日本の小学校でやっているように、外国人も日本語を学ぶとき最初にまずひらがなを習う。われわれはそれを当たり前のように思っているが、井上ひさし「ニホン語日記」でも指摘されているとおり、そこには一考の余地があるのではないか。日本でも戦前カタカナを先に教えていたように、外国の日本語教育でもカタカナを先にしたほうがより効果的なのではないだろうか。
現代日本語の正書法たる「漢字かな交じり文」の「かな」とはまずもってひらがなのことで、カタカナは補助的なものでしかない。ひらがなを覚えないとテキストの学習が始められない。だから、ひらがなをともかくまず覚えさせて、カタカナはあとでおいおいやればいい、そして漢字はゆるゆると、というのは自然な考え方である。しかし一方で、次のようなことも考えなければならない。
カタカナを先にしたほうが手順がいい。何せ外国人である自分の名前はカタカナで書くのだから、こっちを先に教えてしまうのはその点で合理的だ(中国人だって、中国音をなぞって書くときには「チャン・ツィーイー」などとカタカナだ)。自分の名前はもちろんすぐ覚えるし、町の名前、国名なども必要だから習得が早い。家族の名前を書いて来いだの、友だちの名前を板書せよだのと課題も出しやすい。
曲線的なひらがなより直線的なカタカナのほうが字形の習得が容易で、その後の漢字学習にも連絡がつけやすい。ひらがなもカタカナも漢字から派生した文字であり、漢字の音を借りて、その形を簡略にしたものである。全体を曲線的にくずしたのがひらがなで、一部を取り出したのがカタカナだ。本来円形の太陽を写したものである「日」の字の四角を見ればわかるように、きわめて直線的な形状が漢字の性格である。この不幸な人々はやがて漢字も覚えていかねばならないのだが(目を悪くすることだろう)、形からも、それがもともと漢字の一部分であることからしても、カタカナからのほうが漢字学習へすんなり入っていける。漢字との関係の近さは、カタカナのほうが成立が早いことからもうかがえる。
ひらがなとカタカナは、3分の1ほどはそれぞれちがう漢字に由来するが、同じ漢字を元にしている字が3分の2以上である。その例を示し、文字成立の道筋をのみこませれば、学習に便宜があるだろう(「己」>「こ・コ」;「不」>「ふ・フ」;「呂」>「ろ・ロ」など:先だってあなたがたは「コ」というカタカナを覚えたが、これは実は「コ」という音をもつこの漢字(「己」)の一部をとったものである。この漢字全体をくずして書くと、ほら、このとおり、「こ」というひらがなになるでしょう、等々)。目の前のものをひとつずつ闇雲に覚えるより、大きなシェーマが頭にあったほうが学習効率はよくなるにちがいない。

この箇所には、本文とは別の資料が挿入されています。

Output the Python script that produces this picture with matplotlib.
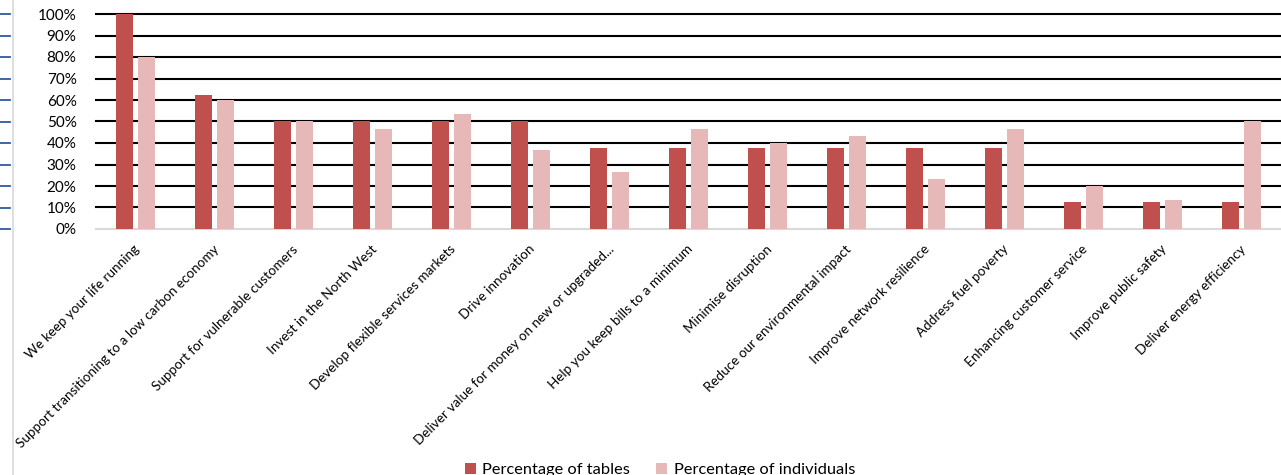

書き順の問題もある。漢字の話ではありませんよ。ひらがなやカタカナでひどい書き方をする学習者が多いのだ。現地人教師がまちがった手本を示している場合もあるし、我流で勝手に書いている場合もあるが、要するに指導がいいかげんなのだ。書き順については最初にきちんとやっておく必要がある(ここで筆順といっても、ごくごく基本的なこと、つまり上から下、左から右に書くのだよということを指す。下から上に書くな、ロを一筆書きで書くなというレベルの話である)。直線的で漢字に連なるカタカナのほうがこういうことも指導しやすい。
書き順が正しくないと何がいけないか。書き順にそえば字がきれいに書ける、逆に言えばそこがめちゃくちゃだときれいな字にならない。また、手書きの字を読むときにも困る。手書きではつづけ字やくずし字が出てくるが、それを読むとき筆順を知らないと見当がつけにくい。その際、筆記体という概念を用いて、学習者の母語の例をあげ、こう書くものをこう書いたら何の字かわからなくなるだろ、というふうに示せば、平気で下から上に、右から左に書いている彼らにもよくわかるだろう。
文字学習に時間をかける日本の1年生とちがい、外国の大学などでの日本語学習では、かな文字は最初の半月とかひと月ぐらいでワッワッとやっつけてしまう。だからその短い期間だけの話である。ひらがなもカタカナもいずれにせよ習得するわけだし、習得ののちはひらがなのほうを多用する。結果としては同じこと、最初のとっかかりをどうするか、初めの力点の置きどころをどうするかというだけの問題だ。そうではあっても、学習により効果のあるようにとりはかられるのが望ましい。日本の小学生に対してはともかく、外国人の日本語学習における「カタカナ先習論」は真剣に論じられてもいいのではなかろうか。